Task
From the first line of the listing below, retype each line up to and including the one with "import plotly.graph_objects as go"; pictures stay out.

Collected data
>> begin

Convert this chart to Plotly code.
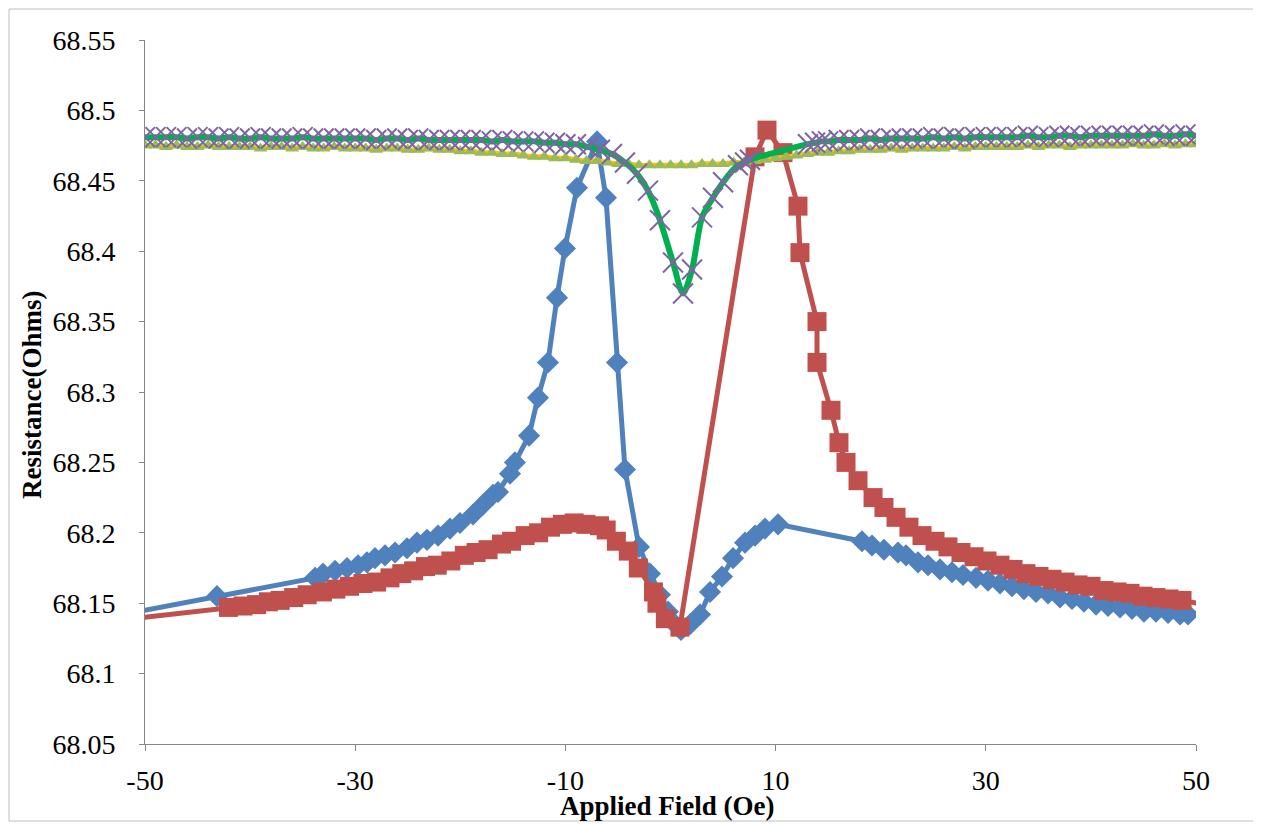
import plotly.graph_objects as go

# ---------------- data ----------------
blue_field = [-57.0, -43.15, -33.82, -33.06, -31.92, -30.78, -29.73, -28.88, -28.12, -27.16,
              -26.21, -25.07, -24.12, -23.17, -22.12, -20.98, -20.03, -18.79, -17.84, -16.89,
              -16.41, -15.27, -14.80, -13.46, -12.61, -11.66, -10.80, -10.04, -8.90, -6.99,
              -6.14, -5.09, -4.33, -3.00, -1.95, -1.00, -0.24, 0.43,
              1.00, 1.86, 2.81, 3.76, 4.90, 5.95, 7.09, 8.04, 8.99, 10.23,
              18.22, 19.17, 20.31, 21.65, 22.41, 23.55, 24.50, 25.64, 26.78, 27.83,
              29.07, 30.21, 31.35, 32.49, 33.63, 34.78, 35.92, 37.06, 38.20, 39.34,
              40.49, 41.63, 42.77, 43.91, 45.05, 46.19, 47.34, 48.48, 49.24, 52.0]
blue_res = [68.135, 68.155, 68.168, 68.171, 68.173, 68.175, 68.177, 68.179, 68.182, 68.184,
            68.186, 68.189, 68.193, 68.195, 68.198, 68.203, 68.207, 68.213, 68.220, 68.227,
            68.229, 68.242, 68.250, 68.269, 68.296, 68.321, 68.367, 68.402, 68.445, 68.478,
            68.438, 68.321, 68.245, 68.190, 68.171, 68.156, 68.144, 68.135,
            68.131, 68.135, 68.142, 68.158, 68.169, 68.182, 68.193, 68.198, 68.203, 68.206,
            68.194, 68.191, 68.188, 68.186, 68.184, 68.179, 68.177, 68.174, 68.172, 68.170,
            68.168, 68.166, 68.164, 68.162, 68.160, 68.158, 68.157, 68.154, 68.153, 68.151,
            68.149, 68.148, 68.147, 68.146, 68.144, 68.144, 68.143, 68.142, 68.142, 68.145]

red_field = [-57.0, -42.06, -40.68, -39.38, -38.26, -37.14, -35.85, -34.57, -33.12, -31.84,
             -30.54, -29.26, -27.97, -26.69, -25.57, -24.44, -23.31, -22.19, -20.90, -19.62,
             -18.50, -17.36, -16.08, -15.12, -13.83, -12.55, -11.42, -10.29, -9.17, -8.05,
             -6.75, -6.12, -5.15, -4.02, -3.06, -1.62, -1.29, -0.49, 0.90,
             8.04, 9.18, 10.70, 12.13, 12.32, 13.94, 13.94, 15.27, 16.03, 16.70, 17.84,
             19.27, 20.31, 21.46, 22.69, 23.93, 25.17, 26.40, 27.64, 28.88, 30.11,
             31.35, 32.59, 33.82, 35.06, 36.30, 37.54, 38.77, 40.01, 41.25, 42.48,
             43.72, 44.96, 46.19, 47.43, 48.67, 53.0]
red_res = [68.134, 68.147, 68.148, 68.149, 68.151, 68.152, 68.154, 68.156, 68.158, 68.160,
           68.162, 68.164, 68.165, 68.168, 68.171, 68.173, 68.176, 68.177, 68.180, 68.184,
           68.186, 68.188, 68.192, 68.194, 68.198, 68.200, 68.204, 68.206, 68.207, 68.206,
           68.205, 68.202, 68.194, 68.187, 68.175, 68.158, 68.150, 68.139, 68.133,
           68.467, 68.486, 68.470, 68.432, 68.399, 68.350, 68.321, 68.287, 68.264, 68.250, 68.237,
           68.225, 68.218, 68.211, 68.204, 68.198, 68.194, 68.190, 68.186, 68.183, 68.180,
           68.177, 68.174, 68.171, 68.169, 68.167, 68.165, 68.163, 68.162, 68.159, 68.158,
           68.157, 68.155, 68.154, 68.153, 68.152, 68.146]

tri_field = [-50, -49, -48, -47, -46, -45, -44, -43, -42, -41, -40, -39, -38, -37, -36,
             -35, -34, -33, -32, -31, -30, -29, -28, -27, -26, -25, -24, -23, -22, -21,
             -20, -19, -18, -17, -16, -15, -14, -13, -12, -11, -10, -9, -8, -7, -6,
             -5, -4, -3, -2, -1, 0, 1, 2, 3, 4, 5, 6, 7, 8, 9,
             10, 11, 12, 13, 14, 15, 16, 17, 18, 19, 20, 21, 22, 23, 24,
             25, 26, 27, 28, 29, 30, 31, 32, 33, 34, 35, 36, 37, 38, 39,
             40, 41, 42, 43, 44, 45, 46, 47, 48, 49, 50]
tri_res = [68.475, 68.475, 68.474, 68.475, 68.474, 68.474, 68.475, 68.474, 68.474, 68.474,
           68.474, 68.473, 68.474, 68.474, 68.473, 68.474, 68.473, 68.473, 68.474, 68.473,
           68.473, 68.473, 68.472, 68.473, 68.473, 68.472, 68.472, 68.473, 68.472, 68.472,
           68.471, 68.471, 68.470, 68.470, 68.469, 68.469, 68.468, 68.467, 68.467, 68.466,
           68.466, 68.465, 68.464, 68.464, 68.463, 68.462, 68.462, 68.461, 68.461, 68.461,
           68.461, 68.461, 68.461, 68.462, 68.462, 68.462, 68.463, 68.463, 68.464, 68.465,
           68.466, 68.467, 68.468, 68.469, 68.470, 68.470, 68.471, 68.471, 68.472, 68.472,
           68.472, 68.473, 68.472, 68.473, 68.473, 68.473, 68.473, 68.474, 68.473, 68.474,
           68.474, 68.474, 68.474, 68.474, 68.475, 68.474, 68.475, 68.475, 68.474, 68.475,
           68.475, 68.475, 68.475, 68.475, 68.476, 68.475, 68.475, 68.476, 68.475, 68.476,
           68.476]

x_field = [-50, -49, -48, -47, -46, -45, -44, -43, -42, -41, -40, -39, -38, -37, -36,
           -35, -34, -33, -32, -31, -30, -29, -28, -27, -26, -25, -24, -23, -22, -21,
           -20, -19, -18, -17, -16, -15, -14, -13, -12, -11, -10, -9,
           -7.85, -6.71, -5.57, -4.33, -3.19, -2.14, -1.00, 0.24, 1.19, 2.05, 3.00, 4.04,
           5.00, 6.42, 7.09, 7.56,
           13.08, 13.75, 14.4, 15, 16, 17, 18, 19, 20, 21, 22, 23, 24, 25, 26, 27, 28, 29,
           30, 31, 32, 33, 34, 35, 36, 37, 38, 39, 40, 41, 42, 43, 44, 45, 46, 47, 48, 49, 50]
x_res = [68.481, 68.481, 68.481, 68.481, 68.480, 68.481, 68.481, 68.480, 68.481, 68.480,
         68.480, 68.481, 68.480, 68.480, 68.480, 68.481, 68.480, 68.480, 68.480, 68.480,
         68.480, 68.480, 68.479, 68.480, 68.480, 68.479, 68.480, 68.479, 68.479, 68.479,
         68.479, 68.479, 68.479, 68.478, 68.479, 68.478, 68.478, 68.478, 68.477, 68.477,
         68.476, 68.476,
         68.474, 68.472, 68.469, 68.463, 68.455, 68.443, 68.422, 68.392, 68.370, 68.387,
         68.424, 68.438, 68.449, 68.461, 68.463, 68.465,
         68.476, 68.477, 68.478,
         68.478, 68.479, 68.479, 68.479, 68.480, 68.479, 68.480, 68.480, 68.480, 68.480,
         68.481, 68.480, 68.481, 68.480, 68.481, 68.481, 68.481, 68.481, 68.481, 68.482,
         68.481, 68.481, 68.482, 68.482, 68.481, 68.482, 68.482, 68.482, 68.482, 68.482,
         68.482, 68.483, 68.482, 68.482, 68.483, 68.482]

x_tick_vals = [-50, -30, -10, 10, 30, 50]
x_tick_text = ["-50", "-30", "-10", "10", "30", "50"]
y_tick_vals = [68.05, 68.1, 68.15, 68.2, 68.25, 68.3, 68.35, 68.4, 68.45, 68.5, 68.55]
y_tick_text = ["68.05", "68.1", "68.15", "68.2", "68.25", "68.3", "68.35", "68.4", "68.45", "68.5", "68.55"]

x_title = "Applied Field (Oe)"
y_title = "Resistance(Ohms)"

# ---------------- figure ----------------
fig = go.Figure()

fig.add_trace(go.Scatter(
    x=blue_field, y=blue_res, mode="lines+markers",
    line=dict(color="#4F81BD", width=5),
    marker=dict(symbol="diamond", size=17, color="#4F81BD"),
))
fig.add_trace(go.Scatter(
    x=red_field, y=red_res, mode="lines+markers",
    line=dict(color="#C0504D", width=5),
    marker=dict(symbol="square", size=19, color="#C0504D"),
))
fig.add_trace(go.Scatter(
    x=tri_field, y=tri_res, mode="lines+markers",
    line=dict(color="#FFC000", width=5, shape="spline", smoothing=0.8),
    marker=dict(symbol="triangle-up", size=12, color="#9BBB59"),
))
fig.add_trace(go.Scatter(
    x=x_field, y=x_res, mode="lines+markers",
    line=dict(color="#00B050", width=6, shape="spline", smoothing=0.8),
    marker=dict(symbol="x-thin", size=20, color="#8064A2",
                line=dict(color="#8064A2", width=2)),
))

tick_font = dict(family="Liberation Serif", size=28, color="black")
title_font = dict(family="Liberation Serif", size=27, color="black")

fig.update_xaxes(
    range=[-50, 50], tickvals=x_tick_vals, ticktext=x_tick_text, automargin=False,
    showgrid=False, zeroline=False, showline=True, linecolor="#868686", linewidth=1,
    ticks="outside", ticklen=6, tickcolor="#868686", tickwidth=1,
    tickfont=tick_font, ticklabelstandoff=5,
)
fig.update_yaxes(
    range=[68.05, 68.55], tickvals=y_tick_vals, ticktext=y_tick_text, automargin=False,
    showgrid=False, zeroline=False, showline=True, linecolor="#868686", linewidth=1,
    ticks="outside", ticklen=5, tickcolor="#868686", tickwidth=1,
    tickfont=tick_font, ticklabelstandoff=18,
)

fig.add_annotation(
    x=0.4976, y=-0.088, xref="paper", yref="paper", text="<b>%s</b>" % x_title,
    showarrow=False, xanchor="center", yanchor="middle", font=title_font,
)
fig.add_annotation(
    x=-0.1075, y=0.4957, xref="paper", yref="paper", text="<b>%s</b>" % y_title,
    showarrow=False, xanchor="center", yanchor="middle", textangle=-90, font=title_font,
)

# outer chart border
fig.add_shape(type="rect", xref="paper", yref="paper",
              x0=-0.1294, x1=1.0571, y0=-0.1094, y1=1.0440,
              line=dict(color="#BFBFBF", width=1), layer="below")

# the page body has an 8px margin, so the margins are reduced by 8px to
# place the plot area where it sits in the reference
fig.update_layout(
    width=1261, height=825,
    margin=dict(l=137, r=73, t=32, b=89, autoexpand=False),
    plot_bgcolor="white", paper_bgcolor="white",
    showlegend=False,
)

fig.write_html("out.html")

>> end

Task response
Convert this chart to Plotly code.
import plotly.graph_objects as go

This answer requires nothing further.